About every hour from noon until 5:30 in the afternoon I swapped out ice packs and refreshed hickory pellets. I smelled like smoke from head to foot. (Seriously Mom…it was just bacon, I swear!) The instructions said to smoke for 4 to 6 hours. How do you know when it’s done? It looked pretty much the same the whole time. I was paranoid about under smoking because of the breaks between smoking while I changed out pellets so I left it for 5 1/2 hours.

Looks like bacon...

Looks like bacon...

The bacon (yes! It was bacon then!) went directly into the freezer for an hour to firm up before I attempted slicing. Once I had it out and took my knife to it I found that while it wasn’t terribly hard to cut, there was a really hard rind that had formed on the fat side, so I had to cut it fat side up. Because the piece was long, it was difficult to keep a uniform slice. So I cut up what I needed and put the rest back in the freezer. Must obtain a meat slicer for future use.


Smells like bacon...

Smells like bacon...

Today was the big day…cooking time. Since AB is my idol, I always bake my bacon. So I fired up the oven to 400 degrees, laid out my bacon on a sheet pan and got it going. Also on the menu: scrambled eggs from Nature’s Harmony chickens, hashbrowns made from a random potato I still had hanging around from the pot pie filling, toast made from my homemade bread and fair-trade organic coffee that was roasted locally that I got from my other CSA.

With excitement and trepidation, I pulled my bacon from the oven and took my first bite. Dude. It was freaking awesome and I almost passed out. I was so petrified that I was going to screw it up, but it turned out great! The one kung faux pas I made was that I did leave it in the oven a bit too long. I think it cooked faster than the old store-bought bacon I used to make. It still tasted fantastic and now I know to watch it closer next time.
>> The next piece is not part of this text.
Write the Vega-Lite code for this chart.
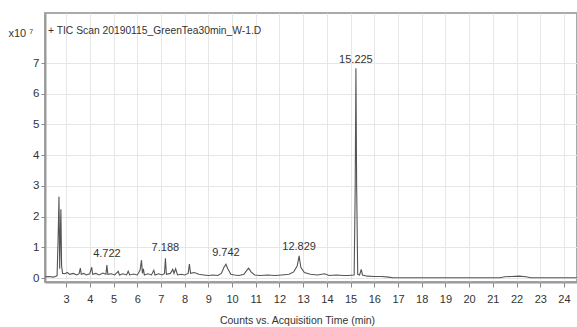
{
  "$schema": "https://vega.github.io/schema/vega-lite/v6.json",
  "width": 532,
  "height": 269,
  "autosize": {"type": "none"},
  "padding": {"left": 45, "top": 13, "right": 0, "bottom": 45},
  "config": {
    "view": {"stroke": "#aaaaaa", "strokeWidth": 2},
    "font": "Liberation Sans, Arial, sans-serif"
  },
  "datasets": {
    "tic": [
      {"t": 2.11, "v": 0.04}, {"t": 2.3, "v": 0.05}, {"t": 2.45, "v": 0.03}, {"t": 2.55, "v": 0.05},
      {"t": 2.62, "v": 0.08}, {"t": 2.66, "v": 1.2}, {"t": 2.7, "v": 2.65}, {"t": 2.73, "v": 0.3},
      {"t": 2.76, "v": 1.5}, {"t": 2.78, "v": 2.24}, {"t": 2.81, "v": 0.4}, {"t": 2.85, "v": 0.15},
      {"t": 2.95, "v": 0.14}, {"t": 3.05, "v": 0.18}, {"t": 3.15, "v": 0.12}, {"t": 3.3, "v": 0.15},
      {"t": 3.45, "v": 0.1}, {"t": 3.55, "v": 0.14}, {"t": 3.6, "v": 0.32}, {"t": 3.64, "v": 0.12},
      {"t": 3.75, "v": 0.15}, {"t": 3.85, "v": 0.1}, {"t": 4.0, "v": 0.14}, {"t": 4.08, "v": 0.35},
      {"t": 4.12, "v": 0.12}, {"t": 4.25, "v": 0.15}, {"t": 4.4, "v": 0.1}, {"t": 4.55, "v": 0.16},
      {"t": 4.68, "v": 0.12}, {"t": 4.72, "v": 0.42}, {"t": 4.76, "v": 0.12}, {"t": 4.9, "v": 0.14},
      {"t": 5.05, "v": 0.1}, {"t": 5.2, "v": 0.22}, {"t": 5.25, "v": 0.1}, {"t": 5.4, "v": 0.14},
      {"t": 5.55, "v": 0.1}, {"t": 5.62, "v": 0.22}, {"t": 5.68, "v": 0.1}, {"t": 5.85, "v": 0.13},
      {"t": 6.0, "v": 0.1}, {"t": 6.12, "v": 0.25}, {"t": 6.18, "v": 0.58}, {"t": 6.22, "v": 0.15},
      {"t": 6.26, "v": 0.3}, {"t": 6.3, "v": 0.1}, {"t": 6.45, "v": 0.14}, {"t": 6.6, "v": 0.1},
      {"t": 6.7, "v": 0.25}, {"t": 6.75, "v": 0.1}, {"t": 6.9, "v": 0.14}, {"t": 7.05, "v": 0.1},
      {"t": 7.15, "v": 0.15}, {"t": 7.19, "v": 0.64}, {"t": 7.23, "v": 0.12}, {"t": 7.4, "v": 0.15},
      {"t": 7.5, "v": 0.28}, {"t": 7.55, "v": 0.15}, {"t": 7.62, "v": 0.3}, {"t": 7.7, "v": 0.1},
      {"t": 7.85, "v": 0.12}, {"t": 8.0, "v": 0.1}, {"t": 8.15, "v": 0.15}, {"t": 8.2, "v": 0.45},
      {"t": 8.25, "v": 0.15}, {"t": 8.4, "v": 0.18}, {"t": 8.6, "v": 0.12}, {"t": 8.8, "v": 0.1},
      {"t": 9.0, "v": 0.08}, {"t": 9.2, "v": 0.1}, {"t": 9.4, "v": 0.08}, {"t": 9.55, "v": 0.15},
      {"t": 9.66, "v": 0.35}, {"t": 9.742, "v": 0.45}, {"t": 9.82, "v": 0.3}, {"t": 9.95, "v": 0.12},
      {"t": 10.1, "v": 0.1}, {"t": 10.3, "v": 0.08}, {"t": 10.5, "v": 0.12}, {"t": 10.62, "v": 0.25},
      {"t": 10.7, "v": 0.32}, {"t": 10.8, "v": 0.2}, {"t": 10.95, "v": 0.1}, {"t": 11.2, "v": 0.08},
      {"t": 11.5, "v": 0.1}, {"t": 11.8, "v": 0.08}, {"t": 12.1, "v": 0.1}, {"t": 12.4, "v": 0.12},
      {"t": 12.6, "v": 0.2}, {"t": 12.75, "v": 0.4}, {"t": 12.829, "v": 0.72}, {"t": 12.9, "v": 0.35},
      {"t": 13.05, "v": 0.18}, {"t": 13.3, "v": 0.12}, {"t": 13.6, "v": 0.1}, {"t": 13.9, "v": 0.14},
      {"t": 14.1, "v": 0.08}, {"t": 14.4, "v": 0.1}, {"t": 14.7, "v": 0.08}, {"t": 14.9, "v": 0.08},
      {"t": 15.15, "v": 0.1}, {"t": 15.195, "v": 3.0}, {"t": 15.225, "v": 6.83}, {"t": 15.255, "v": 3.0},
      {"t": 15.3, "v": 0.12}, {"t": 15.38, "v": 0.1}, {"t": 15.45, "v": 0.28}, {"t": 15.5, "v": 0.1},
      {"t": 15.7, "v": 0.06}, {"t": 16.0, "v": 0.05}, {"t": 16.3, "v": 0.05}, {"t": 16.6, "v": 0.03},
      {"t": 16.8, "v": 0.01}, {"t": 18.0, "v": 0.01}, {"t": 20.0, "v": 0.01}, {"t": 21.3, "v": 0.01},
      {"t": 21.5, "v": 0.04}, {"t": 21.8, "v": 0.05}, {"t": 22.1, "v": 0.06}, {"t": 22.4, "v": 0.04},
      {"t": 22.6, "v": 0.01}, {"t": 24.55, "v": 0.01}
    ],
    "labels": [
      {"t": 4.722, "v": 0.78, "label": "4.722"},
      {"t": 7.188, "v": 0.97, "label": "7.188"},
      {"t": 9.742, "v": 0.81, "label": "9.742"},
      {"t": 12.829, "v": 1.02, "label": "12.829"},
      {"t": 15.225, "v": 7.1, "label": "15.225"}
    ],
    "heading": [
      {"t": 2.237, "v": 8.04, "label": "+ TIC Scan 20190115_GreenTea30min_W-1.D"}
    ]
  },
  "encoding": {
    "x": {
      "field": "t", "type": "quantitative",
      "scale": {"domain": [2.11, 24.55], "nice": false, "zero": false},
      "axis": {
        "values": [3,4,5,6,7,8,9,10,11,12,13,14,15,16,17,18,19,20,21,22,23,24],
        "labelOverlap": false, "labelFlush": false,
        "grid": true, "gridColor": "#e6e6e6", "gridWidth": 1,
        "domainColor": "#999999", "domainWidth": 2,
        "tickColor": "#888888", "tickSize": 5,
        "labelFontSize": 11, "labelColor": "#333333", "labelPadding": 6,
        "title": "Counts vs. Acquisition Time (min)",
        "titleFontSize": 10.5, "titleFontWeight": "normal", "titleColor": "#333333",
        "titlePadding": 11, "titleX": 252
      }
    },
    "y": {
      "field": "v", "type": "quantitative",
      "scale": {"domain": [-0.13, 8.63], "nice": false, "zero": false},
      "axis": {
        "values": [0,1,2,3,4,5,6,7],
        "labelOverlap": false, "labelFlush": false,
        "grid": true, "gridColor": "#e6e6e6", "gridWidth": 1,
        "domainColor": "#999999", "domainWidth": 2,
        "tickColor": "#888888", "tickSize": 4,
        "labelFontSize": 11.5, "labelColor": "#333333", "labelPadding": 2,
        "title": "x10 ⁷", "titleAngle": 0, "titleFontSize": 11, "titleFontWeight": "normal",
        "titleColor": "#333333", "titleAlign": "left", "titleBaseline": "middle",
        "titleX": -37, "titleY": 20
      }
    }
  },
  "layer": [
    {
      "data": {"name": "tic"},
      "mark": {"type": "line", "color": "#555555", "strokeWidth": 1.1, "clip": true}
    },
    {
      "data": {"name": "labels"},
      "mark": {"type": "text", "fontSize": 11, "color": "#333333", "baseline": "middle"},
      "encoding": {"text": {"field": "label"}}
    },
    {
      "data": {"name": "heading"},
      "mark": {"type": "text", "fontSize": 10.3, "color": "#333333", "baseline": "middle", "align": "left"},
      "encoding": {"text": {"field": "label"}}
    }
  ]
}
In the aftermath of Project Bacon, I have about 2/3 of a cup of bacon drippings that I don’t know what to do with. I hate to let all that goodness go to waste…any great ideas of what to do with it? And how long it will last and if I need to refrigerate it?

The only real complaint Bill and I have (and thanks to test subject Bill for telling me it was better than store bought bacon) is that on the fat side of the belly it formed almost like a rind, a really tough outer coating that tasted good but you can’t chew it. Any home bacon makers out there encounter this? I’m wondering if I should try to cut it off or if there is some way to avoid that in the future. However, this rind did not prevent us from plowing through the whole portion that I cut off last night. And the best part…there is enough in the freezer for several more meals!